Não quero parecer exagerado, meus queridos leitores, mas estamos vivendo tempos difíceis. E não falo de economia nem de política. Falo de coisas mais graves, que não podem ser consertadas. Vivemos tempos em que ficaram distantes a educação, a solidariedade, a colaboração e tolerância. Tempos em que o “individual” é mais importante que o “coletivo”. Parece que as pessoas foram convocadas para uma guerra onde sobrevive quem é mais violento e forte.
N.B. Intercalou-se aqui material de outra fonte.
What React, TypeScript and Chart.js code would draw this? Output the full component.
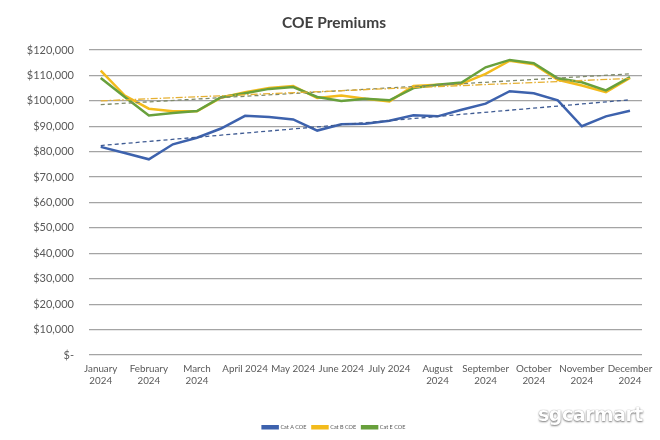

Vejo irmãos brigando na justiça contra irmãos por besteiras de um inventário, vejo filhos brigando com pais (e vice-versa) por motivos absolutamente banais, vejo chefes desrespeitando subordinados (a exemplo do que certas novelas dá como exemplo), idosos mal-tratados, crianças violentadas. Assisto pela TV e leio pelos jornais e internet que maridos assassinaram ex-esposas, pais mataram filhos e bandidos tatuando o número de mortes que causaram no braço.
E fico assustado, lembrando que no passado não era assim e que no futuro tudo pode ser ainda pior. E a solução não depende de um governo, de uma nação. Depende apenas de nós, do que pretendemos ser. E o que muitos pretendem, ou demonstram em suas atitudes, não me traz conforto algum.